Deseo contentar a todos los que me exigen. Quiero ser el primero en todo lo que hago. Quiero ser sobresaliente. Me lleno de miedos, de ansiedades, de angustias. No avanzo. No logro estar a la altura que yo mismo me exijo.

San Pablo era capaz de decir que se gloriaba en sus debilidades. Yo no soy a veces ni siquiera capaz de reconocer mis puntos débiles. Los tapo. Los callo. Los escondo.

Me da miedo que otros me conozcan como soy y se alejen de mí escandalizados. O me traten de acuerdo a mi debilidad. Me asusta no estar a la altura y decepcionar a los que tienen expectativas puestas en mí.

Necesito ser capaz de descubrir el rostro de Jesús para recuperar la paz y la alegría. Para hacer frente a esos sentimientos que a veces me invaden y me turban: “¿Quién nos hará ver la dicha, si la luz de tu rostro ha huido de nosotros?”.

Cuando huye la luz de mi rostro y se aleja de mí, pierdo la paz.
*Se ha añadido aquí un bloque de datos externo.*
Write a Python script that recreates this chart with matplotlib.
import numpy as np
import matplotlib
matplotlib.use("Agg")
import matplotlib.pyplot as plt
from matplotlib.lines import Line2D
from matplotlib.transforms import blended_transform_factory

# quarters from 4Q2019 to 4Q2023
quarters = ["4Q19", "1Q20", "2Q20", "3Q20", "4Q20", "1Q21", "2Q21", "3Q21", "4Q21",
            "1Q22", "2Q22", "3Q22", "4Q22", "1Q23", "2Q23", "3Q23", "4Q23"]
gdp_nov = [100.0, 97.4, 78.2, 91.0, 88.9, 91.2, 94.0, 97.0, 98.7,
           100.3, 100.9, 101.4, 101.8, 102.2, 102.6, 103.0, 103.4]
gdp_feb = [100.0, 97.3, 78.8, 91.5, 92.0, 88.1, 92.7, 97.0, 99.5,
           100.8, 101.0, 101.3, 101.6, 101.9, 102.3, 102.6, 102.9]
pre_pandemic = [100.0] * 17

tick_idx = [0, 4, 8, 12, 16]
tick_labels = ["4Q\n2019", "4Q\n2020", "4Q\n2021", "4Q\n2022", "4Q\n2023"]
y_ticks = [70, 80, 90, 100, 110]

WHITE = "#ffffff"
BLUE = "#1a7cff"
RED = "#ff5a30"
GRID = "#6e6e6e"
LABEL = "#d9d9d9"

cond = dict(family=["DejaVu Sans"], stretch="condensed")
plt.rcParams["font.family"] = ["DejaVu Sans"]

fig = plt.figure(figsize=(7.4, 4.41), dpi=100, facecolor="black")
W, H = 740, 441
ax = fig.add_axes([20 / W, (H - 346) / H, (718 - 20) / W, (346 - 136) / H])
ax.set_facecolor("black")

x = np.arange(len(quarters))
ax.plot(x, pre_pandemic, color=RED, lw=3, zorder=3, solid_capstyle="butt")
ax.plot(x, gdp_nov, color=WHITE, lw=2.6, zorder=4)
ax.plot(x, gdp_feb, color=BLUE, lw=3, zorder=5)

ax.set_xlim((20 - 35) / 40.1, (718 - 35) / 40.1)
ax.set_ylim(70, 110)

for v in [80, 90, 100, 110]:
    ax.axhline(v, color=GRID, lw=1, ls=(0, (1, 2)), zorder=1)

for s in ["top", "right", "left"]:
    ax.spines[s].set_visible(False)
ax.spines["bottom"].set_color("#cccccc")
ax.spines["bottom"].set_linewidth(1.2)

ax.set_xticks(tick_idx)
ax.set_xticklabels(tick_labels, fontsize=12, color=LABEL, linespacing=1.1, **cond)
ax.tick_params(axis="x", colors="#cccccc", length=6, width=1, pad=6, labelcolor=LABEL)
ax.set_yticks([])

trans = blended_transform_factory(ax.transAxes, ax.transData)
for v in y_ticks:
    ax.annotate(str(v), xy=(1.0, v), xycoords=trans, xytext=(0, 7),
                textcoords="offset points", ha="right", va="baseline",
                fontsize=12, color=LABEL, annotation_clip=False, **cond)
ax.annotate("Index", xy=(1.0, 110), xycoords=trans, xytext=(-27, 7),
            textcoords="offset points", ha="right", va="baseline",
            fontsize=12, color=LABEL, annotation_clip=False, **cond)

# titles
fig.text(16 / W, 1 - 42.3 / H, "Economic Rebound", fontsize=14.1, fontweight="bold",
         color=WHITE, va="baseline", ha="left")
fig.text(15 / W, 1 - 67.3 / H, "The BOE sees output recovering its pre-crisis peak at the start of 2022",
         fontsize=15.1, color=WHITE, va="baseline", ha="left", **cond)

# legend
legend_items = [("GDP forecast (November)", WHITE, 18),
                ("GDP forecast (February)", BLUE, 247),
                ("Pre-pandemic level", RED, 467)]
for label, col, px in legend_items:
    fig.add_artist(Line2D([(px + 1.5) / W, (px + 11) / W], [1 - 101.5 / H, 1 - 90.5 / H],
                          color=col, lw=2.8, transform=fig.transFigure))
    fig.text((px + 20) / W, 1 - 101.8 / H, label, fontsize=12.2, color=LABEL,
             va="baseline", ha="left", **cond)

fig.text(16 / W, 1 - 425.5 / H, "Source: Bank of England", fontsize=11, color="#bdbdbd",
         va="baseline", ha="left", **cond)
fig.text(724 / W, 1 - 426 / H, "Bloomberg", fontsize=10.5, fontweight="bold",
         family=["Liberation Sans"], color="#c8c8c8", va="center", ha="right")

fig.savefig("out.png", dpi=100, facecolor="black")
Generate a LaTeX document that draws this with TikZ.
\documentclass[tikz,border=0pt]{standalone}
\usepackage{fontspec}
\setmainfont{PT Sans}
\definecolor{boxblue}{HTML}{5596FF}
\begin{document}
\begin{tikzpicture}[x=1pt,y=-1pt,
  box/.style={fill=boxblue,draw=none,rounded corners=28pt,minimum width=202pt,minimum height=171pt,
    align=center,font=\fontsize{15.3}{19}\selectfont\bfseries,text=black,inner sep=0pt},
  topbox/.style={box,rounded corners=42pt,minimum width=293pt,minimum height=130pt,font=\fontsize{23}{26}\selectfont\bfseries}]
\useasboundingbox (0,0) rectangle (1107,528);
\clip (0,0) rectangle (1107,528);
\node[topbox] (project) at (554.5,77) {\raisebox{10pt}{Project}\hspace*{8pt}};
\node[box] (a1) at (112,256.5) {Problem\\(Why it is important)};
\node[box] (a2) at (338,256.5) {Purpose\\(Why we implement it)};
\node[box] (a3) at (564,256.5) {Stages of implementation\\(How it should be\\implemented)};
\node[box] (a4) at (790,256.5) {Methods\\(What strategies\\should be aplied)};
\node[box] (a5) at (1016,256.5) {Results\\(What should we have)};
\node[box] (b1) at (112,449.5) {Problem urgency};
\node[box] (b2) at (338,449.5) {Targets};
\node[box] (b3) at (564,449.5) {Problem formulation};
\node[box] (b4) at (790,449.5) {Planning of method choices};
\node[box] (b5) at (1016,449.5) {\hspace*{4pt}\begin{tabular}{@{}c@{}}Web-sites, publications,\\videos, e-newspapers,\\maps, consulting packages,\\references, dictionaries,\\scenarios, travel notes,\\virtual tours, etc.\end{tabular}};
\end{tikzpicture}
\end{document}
Brotan la angustia y el miedo. Me invade la tristeza.

Necesito detenerme y buscar el rostro de Jesús cerca de mí, buscándome por el camino cuando me pierdo en mis tristezas.

Y en ese espacio de oración, en ese lugar sagrado y hondo dentro de mi alma, cuando me callo y hago silencio, y miro y contemplo, allí recobro la paz.

Como decía el cura de Ars: “Nuestro corazón es pequeño, pero la oración lo dilata y lo hace capaz de amar a Dios. Es una degustación anticipada del cielo, hace que una parte del paraíso baje hasta nosotros. Nunca nos deja sin dulzura. Es como una miel que se derrama sobre el alma y lo endulza todo. Se funden las penas como la nieve ante el sol”[1].

Las tristezas se funden como la nieve con el sol. Las tristezas al mirar su rostro y quedarme en silencio. Entregando lo que me pesa y angustia. Dejando al lado mi ansiedad.

No lo hago todo bien. No puedo llegar a todo lo que el mundo me exige. No puedo cumplir con todas mis responsabilidades. Puedo fallar. Puedo caer. Me lo permito. No pasa nada.

Jesús está esperándome en mi camino. No sólo eso. Me busca. Me abraza por la espalda. Entra en mi corazón con las puertas cerradas y clama: – Te doy la paz.

Me conmueve ver el amor de Jesús. Ese amor que no se detiene, no se olvida, no abandona. Se pone en camino siguiendo mis pasos cuando me alejo de Él.

Me detiene cuando yo no quiero saber nada de sus planes. Se empeña en decirme la verdad cuando yo prefiero vivir tranquilo en medio de mis mentiras mediocres. No quiere que me pierda para siempre.

Y luego comparte conmigo el pan. Para que descubra en sus manos el amor más grande. Para que vea brillar su luz al partir yo mi pan.

Sale a mi encuentro. Me busca. Y yo lo reconozco. ¡Qué difícil reconocerlo a veces! Vivo pendiente de tantas otras cosas más visibles.

Y yo en mi vida tantas veces tengo que detenerme para darme cuenta de que es Él quien me abraza. Y entonces vuelvo entusiasmado a la vida. Vuelvo al lugar del que me alejé un día sin esperanza.

Ahora ya le he encontrado sentido a mi vida y puedo contarlo. ¿Cuándo vino Jesús por mi espalda a buscarme en el camino? ¿Cuál es mi historia de conversión, de amor? ¿He contado a muchos con entusiasmo cómo Jesús no me olvidó y me siguió por los caminos?

¿No es verdad que yo a menudo tampoco sé ver el rostro de Jesús? Vivo enredado en mis tristezas, en mi dolor, en mis miedos. Y no veo con claridad.

Es la paz el signo propio del resucitado. Es lo que Jesús entrega cuando llega. Ha vencido a la muerte y vive para siempre. Tiene paz y entrega lo que hay en su corazón.

Y yo me lleno de esperanza. Viene hasta mí y no me deja solo. Esa certeza me consuela. Su paz es para siempre. Es más fuerte que mis miedos y pesares. Más grande su alegría que mi pena. Sonrío. Me lleno de su luz. Y espero que el cielo llene mi tierra.